Y así fue. No llevaba ni tres cuartas partes de desarrollo descendente cuando sentí el fuerte jalón. Entonces grité: “ya picó, ya picó”.

La pequeña lancha inició un bailoteo provocado por el enorme esfuerzo que hacía yo al luchar en contra del enjundioso 'escape' que pretendía lograr mi presa en las profundidades.

Mi tío se acercó de inmediato y, debido a que llevaba en los nudillos de sus dedos unos protectores de gamuza, le cedí el cordel para que, acto seguido, comenzara a tirar de él. Fueron, sin duda, momentos tensos y emocionantes; fui alcanzando el clímax al empezar a ver cómo subía el animal 'atrapado' cuando forcejeaba como a 4 ó 5 metros bajo el agua.  Yo decía: “no lo vayas a soltar, tío”. Y él: “no te preocupes; lo tengo sostenido con firmeza”.

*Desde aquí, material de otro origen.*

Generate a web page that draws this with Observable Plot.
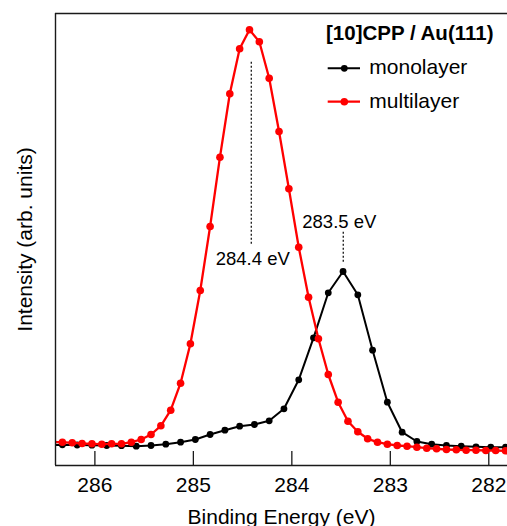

El haber mirado al 'jurel' apenas unos centímetros antes de su emersión fue indescriptible. El jalón definitivo llevó al animal a la superficie de la barcaza. Allí daba saltos instintivos, tanto para soltarse del anzuelo como para retornar a su medio acuático de subsistencia. Pero no logró ninguna de las dos cosas. El pescado expiró y, ya en el trayecto de regreso a tierra firme, le retiramos la lisa y el garfio de su inerme boca. Todos volvimos a enrollar los carretes, y procedimos a resguardarlos junto con plomos y anzuelos. El comentario abierto generalizado giraba en torno a la gran fuerza con la que se defienden los jureles, acción que pude comprobar 'en carne propia'.

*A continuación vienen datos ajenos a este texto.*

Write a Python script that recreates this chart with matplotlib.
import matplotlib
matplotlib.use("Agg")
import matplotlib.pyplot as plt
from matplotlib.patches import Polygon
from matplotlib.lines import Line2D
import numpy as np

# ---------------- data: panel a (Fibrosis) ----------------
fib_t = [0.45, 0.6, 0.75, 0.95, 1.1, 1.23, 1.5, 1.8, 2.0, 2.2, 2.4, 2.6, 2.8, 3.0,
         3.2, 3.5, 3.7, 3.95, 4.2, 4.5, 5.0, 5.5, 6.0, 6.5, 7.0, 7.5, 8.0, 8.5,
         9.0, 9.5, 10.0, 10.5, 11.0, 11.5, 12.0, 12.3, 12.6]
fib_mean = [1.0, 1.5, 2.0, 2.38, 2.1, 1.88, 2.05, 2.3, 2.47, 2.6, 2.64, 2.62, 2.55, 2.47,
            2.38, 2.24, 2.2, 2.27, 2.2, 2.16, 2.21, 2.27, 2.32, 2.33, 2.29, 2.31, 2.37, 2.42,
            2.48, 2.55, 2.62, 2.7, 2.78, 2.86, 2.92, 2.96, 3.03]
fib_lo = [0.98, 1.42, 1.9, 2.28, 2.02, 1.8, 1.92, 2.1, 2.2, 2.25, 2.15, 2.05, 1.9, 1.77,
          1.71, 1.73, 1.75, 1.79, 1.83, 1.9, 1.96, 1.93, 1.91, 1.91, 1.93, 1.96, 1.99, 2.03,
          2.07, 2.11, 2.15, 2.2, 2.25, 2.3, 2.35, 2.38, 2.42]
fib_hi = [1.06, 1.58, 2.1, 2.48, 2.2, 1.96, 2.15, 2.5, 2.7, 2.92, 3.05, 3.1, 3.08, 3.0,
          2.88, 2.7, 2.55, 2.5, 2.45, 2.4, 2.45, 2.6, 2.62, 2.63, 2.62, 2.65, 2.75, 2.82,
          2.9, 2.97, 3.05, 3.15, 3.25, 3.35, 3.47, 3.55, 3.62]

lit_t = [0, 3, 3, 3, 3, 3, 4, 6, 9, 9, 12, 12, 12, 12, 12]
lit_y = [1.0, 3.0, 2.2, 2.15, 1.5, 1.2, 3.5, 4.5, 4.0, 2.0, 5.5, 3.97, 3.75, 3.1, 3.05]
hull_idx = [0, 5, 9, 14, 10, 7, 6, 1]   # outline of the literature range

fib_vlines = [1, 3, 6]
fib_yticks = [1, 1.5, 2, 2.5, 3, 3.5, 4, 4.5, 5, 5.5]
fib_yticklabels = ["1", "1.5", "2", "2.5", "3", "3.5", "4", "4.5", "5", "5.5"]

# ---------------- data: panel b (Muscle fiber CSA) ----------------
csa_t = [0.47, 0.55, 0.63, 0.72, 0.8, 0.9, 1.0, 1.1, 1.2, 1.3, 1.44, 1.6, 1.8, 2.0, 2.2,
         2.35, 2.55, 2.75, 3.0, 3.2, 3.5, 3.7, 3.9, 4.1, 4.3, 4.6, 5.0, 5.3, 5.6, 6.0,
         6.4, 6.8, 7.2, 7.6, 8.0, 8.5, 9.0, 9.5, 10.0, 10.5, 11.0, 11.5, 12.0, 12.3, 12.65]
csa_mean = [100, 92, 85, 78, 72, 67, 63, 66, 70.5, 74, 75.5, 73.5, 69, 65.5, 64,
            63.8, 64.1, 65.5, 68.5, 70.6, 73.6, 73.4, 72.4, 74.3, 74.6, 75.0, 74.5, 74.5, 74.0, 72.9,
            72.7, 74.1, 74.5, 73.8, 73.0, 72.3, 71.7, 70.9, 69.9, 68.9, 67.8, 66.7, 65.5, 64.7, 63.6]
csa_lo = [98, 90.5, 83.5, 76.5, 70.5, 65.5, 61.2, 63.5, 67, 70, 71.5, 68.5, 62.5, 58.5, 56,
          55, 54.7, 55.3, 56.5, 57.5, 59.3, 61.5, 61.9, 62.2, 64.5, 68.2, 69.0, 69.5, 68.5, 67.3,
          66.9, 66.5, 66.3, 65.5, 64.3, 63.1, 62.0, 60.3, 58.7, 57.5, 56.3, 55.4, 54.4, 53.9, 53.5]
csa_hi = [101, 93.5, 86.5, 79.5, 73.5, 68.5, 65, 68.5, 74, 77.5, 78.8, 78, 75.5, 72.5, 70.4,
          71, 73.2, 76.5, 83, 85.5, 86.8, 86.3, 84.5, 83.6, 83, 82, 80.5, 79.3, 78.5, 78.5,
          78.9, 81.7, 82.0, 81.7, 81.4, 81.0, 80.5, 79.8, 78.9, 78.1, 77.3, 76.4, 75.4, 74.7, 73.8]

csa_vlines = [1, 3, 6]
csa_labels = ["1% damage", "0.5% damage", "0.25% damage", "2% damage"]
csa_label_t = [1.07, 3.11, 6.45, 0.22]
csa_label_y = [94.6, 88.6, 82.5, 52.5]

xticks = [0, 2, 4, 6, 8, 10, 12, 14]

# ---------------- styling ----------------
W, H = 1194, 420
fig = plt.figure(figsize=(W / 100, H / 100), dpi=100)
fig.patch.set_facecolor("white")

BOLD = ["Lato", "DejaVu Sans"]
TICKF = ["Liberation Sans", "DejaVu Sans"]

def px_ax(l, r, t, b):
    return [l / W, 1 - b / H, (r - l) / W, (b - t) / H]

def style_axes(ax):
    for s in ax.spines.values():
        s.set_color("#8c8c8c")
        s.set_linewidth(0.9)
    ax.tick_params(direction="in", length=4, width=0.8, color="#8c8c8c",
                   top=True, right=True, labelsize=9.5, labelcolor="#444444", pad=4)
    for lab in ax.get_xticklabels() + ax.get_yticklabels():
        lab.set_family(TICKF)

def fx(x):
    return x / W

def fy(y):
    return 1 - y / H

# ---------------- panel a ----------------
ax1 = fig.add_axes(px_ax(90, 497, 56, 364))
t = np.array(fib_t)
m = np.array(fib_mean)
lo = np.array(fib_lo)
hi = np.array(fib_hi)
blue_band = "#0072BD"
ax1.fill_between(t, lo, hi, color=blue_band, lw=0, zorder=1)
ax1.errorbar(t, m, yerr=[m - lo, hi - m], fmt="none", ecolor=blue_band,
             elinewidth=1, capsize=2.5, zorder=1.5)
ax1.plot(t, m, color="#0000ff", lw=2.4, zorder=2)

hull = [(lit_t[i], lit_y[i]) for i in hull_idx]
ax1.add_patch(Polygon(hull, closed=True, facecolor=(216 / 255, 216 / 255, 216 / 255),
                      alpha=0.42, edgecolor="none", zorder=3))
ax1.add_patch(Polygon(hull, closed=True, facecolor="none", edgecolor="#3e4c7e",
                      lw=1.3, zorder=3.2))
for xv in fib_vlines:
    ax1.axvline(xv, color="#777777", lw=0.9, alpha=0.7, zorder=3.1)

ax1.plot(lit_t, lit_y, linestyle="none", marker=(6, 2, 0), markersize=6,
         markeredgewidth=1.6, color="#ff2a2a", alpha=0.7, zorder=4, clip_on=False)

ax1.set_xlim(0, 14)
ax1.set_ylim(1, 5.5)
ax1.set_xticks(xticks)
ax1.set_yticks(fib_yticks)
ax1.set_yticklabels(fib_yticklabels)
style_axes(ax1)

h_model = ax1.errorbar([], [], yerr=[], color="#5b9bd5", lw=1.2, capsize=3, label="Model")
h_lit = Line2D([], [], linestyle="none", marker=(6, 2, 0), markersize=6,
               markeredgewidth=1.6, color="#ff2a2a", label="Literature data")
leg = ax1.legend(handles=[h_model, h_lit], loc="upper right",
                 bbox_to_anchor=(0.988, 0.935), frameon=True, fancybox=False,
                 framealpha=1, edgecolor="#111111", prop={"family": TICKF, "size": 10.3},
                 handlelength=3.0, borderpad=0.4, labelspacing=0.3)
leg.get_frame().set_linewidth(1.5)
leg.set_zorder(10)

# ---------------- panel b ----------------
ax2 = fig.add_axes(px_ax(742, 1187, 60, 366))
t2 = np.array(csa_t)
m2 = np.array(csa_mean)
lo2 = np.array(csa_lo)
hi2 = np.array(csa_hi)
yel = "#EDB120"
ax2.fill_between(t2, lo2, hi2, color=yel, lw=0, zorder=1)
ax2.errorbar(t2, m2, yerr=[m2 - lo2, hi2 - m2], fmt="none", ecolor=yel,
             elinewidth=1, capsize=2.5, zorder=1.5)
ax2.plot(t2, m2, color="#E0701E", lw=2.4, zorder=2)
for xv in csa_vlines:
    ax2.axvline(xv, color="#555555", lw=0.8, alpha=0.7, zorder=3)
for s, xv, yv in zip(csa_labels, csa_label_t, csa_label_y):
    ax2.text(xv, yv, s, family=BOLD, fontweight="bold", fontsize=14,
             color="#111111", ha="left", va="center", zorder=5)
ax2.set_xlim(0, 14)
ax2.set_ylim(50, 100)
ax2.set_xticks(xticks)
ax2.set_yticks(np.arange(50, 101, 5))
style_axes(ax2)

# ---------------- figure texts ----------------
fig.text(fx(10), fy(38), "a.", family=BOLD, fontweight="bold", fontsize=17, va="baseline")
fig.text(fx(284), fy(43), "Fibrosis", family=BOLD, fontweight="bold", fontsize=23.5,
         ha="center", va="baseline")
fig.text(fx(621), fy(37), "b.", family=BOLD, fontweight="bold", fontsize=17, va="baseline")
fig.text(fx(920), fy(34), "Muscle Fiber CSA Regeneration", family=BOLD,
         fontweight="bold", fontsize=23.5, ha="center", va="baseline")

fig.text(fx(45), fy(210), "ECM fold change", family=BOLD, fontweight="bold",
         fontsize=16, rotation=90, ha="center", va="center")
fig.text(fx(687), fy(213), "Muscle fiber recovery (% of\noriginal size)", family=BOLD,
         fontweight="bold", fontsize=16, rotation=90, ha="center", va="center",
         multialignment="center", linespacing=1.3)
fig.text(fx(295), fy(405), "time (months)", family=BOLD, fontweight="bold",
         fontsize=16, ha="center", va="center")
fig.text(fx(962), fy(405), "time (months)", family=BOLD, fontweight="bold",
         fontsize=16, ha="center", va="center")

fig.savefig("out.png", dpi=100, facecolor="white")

Al final, el trío de 'experimentados' acompañantes estaba un tanto cuanto molesto; y no era para menos; sólo nosotros tres, los 'novatos', regresábamos satisfechos del producto de la pesca con sendos trofeos.

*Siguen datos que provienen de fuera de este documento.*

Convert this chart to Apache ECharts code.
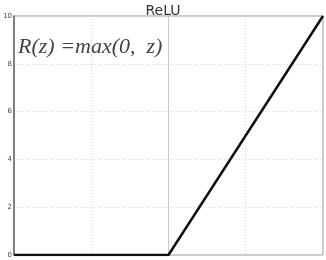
<!DOCTYPE html>
<html><head><meta charset="utf-8">
<script src="https://cdn.jsdelivr.net/npm/echarts@6/dist/echarts.min.js"></script>
<style>html,body{margin:0;padding:0;background:#fff}#c{width:326px;height:260px}</style>
</head><body><div id="c"></div>
<script>
const xValues = [-10, 0, 10];
const yValues = [0, 0, 10];
const yTicks = [0, 2, 4, 6, 8, 10];
const title = 'ReLU';
const formula = 'R(z) =max(0,  z)';

const chart = echarts.init(document.getElementById('c'), null, {renderer: 'canvas'});
chart.setOption({
  animation: false,
  backgroundColor: '#fff',
  title: {text: title, left: 'center', top: -1,
    textStyle: {fontFamily: 'DejaVu Sans', fontSize: 14, fontWeight: 'normal', color: '#333'}},
  grid: {left: 11, right: 3, top: 16, bottom: 5, show: true, borderColor: '#999', borderWidth: 1},
  xAxis: {type: 'value', min: -10, max: 10, interval: 5,
    axisLine: {show: false}, axisTick: {show: false}, axisLabel: {show: false},
    splitLine: {show: true, lineStyle: {color: '#d4d4d4', type: [1, 2], width: 1}}},
  yAxis: {type: 'value', min: 0, max: 10, interval: 2,
    axisLine: {show: true, onZero: false, lineStyle: {color: '#666', width: 1.5}},
    axisTick: {show: false},
    axisLabel: {show: true, fontSize: 7, color: '#444', margin: 2, fontFamily: 'DejaVu Sans',
      formatter: v => yTicks.includes(v) ? String(v) : ''},
    splitLine: {show: true, lineStyle: {color: '#d4d4d4', type: [1, 2], width: 1}}},
  graphic: [{type: 'text', left: 18, top: 36,
    style: {text: formula, font: 'italic 22px "Liberation Serif"', fill: '#444'}}],
  series: [{type: 'line', data: xValues.map((x, i) => [x, yValues[i]]),
    symbol: 'none', lineStyle: {color: '#111', width: 2.5}, z: 5,
    markLine: {silent: true, symbol: 'none', label: {show: false}, z: 1,
      lineStyle: {color: '#c8c8c8', type: 'solid', width: 1, opacity: 1},
      emphasis: {disabled: true},
      data: [{xAxis: 0}]}}]
});
</script></body></html>
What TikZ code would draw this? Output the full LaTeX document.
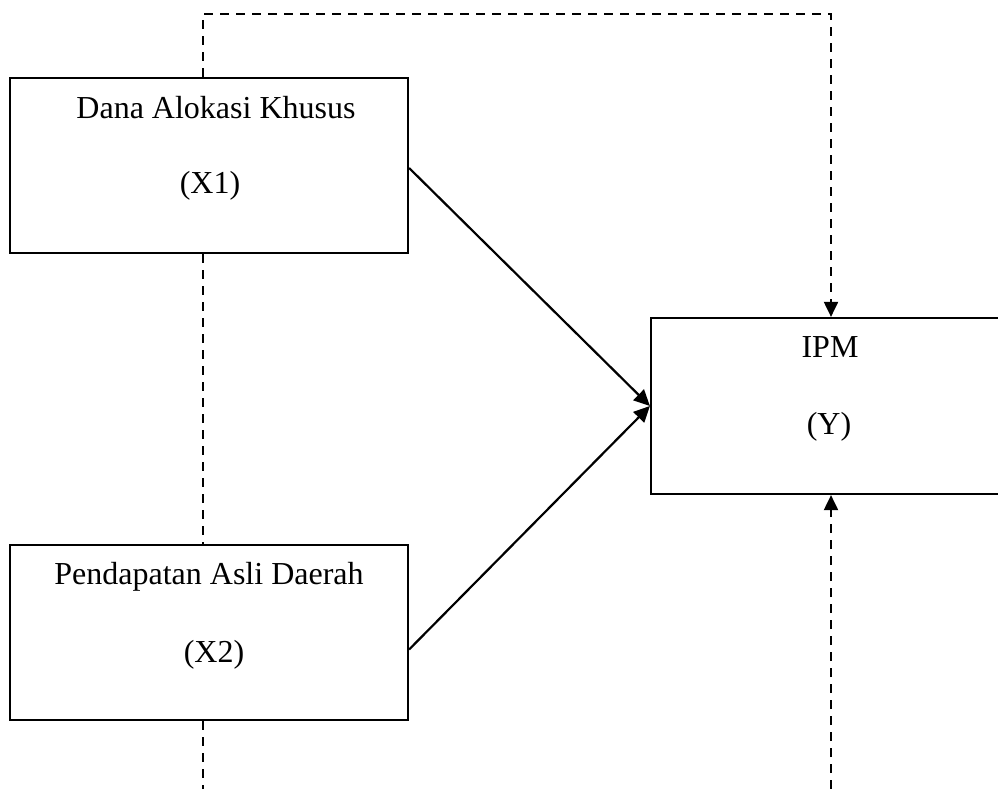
\documentclass[tikz,border=0pt]{standalone}
\usepackage{fontspec}
\setmainfont{Liberation Serif}
\usetikzlibrary{arrows.meta}
\begin{document}
\begin{tikzpicture}[x=1pt,y=-1pt,
  box/.style={draw,line width=2.2pt,rectangle,inner sep=0pt,minimum width=398pt,minimum height=175pt},
  ybox/.style={draw,line width=2.2pt,rectangle,inner sep=0pt,minimum width=360pt,minimum height=176pt},
  lbl/.style={anchor=base,inner sep=0pt,font=\fontsize{32}{38}\selectfont},
  dashline/.style={line width=2pt,dash pattern=on 9pt off 7pt},
  solid arrow/.style={line width=2.2pt,-{Triangle[length=16pt,width=15pt]}},
  tip/.style={-{Triangle[length=15pt,width=14pt]}}]
\useasboundingbox (0,0) rectangle (998,789);
\clip (0,0) rectangle (998,789);
\node[box] (x1) at (209,165.5) {};
\node[box] (x2) at (209,632.5) {};
\node[ybox] (y) at (831,406) {};
\node[lbl] (t1a) at (216,119) {Dana Alokasi Khusus};
\node[lbl] (t1b) at (210,193) {(X1)};
\node[lbl] (t2a) at (209,584) {Pendapatan Asli Daerah};
\node[lbl] (t2b) at (214,662) {(X2)};
\node[lbl] (tya) at (830,357) {IPM};
\node[lbl] (tyb) at (829,434) {(Y)};
\coordinate (c1) at (203,14);
\coordinate (c2) at (831,14);
\coordinate (c3) at (203,789);
\coordinate (c4) at (831,789);
\draw[dashline,tip] (x1.north -| c1) -- (c1) -- (c2) -- (y.north);
\draw[dashline] (x1.south -| c1) -- (x2.north -| c1);
\draw[dashline] (x2.south -| c1) -- (c3);
\draw[dashline,tip] (c4) -- (y.south);
\draw[solid arrow] ([yshift=-2.5pt]x1.east) -- (y.west);
\draw[solid arrow] ([yshift=-17pt]x2.east) -- (y.west);
\end{tikzpicture}
\end{document}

Llegamos al puerto alrededor de las doce de la noche; bajamos de la embarcación y, mi tío y mi papá, realizaron una repartición equitativa de los tres pescados obtenidos, previamente aliñados. Los tres viejos lobos de mar no se fueron con las manos vacías.

Creo que esa noche admiré mucho a mi padre y, ¿por qué no? También debió de haber existido correspondencia acerca de lo que él habría sentido hacia mí. Por lo que respecta a mi tío, considero que, junto con mi papá y con quien narró el suceso, formó parte del verdadero trío de lobos de mar.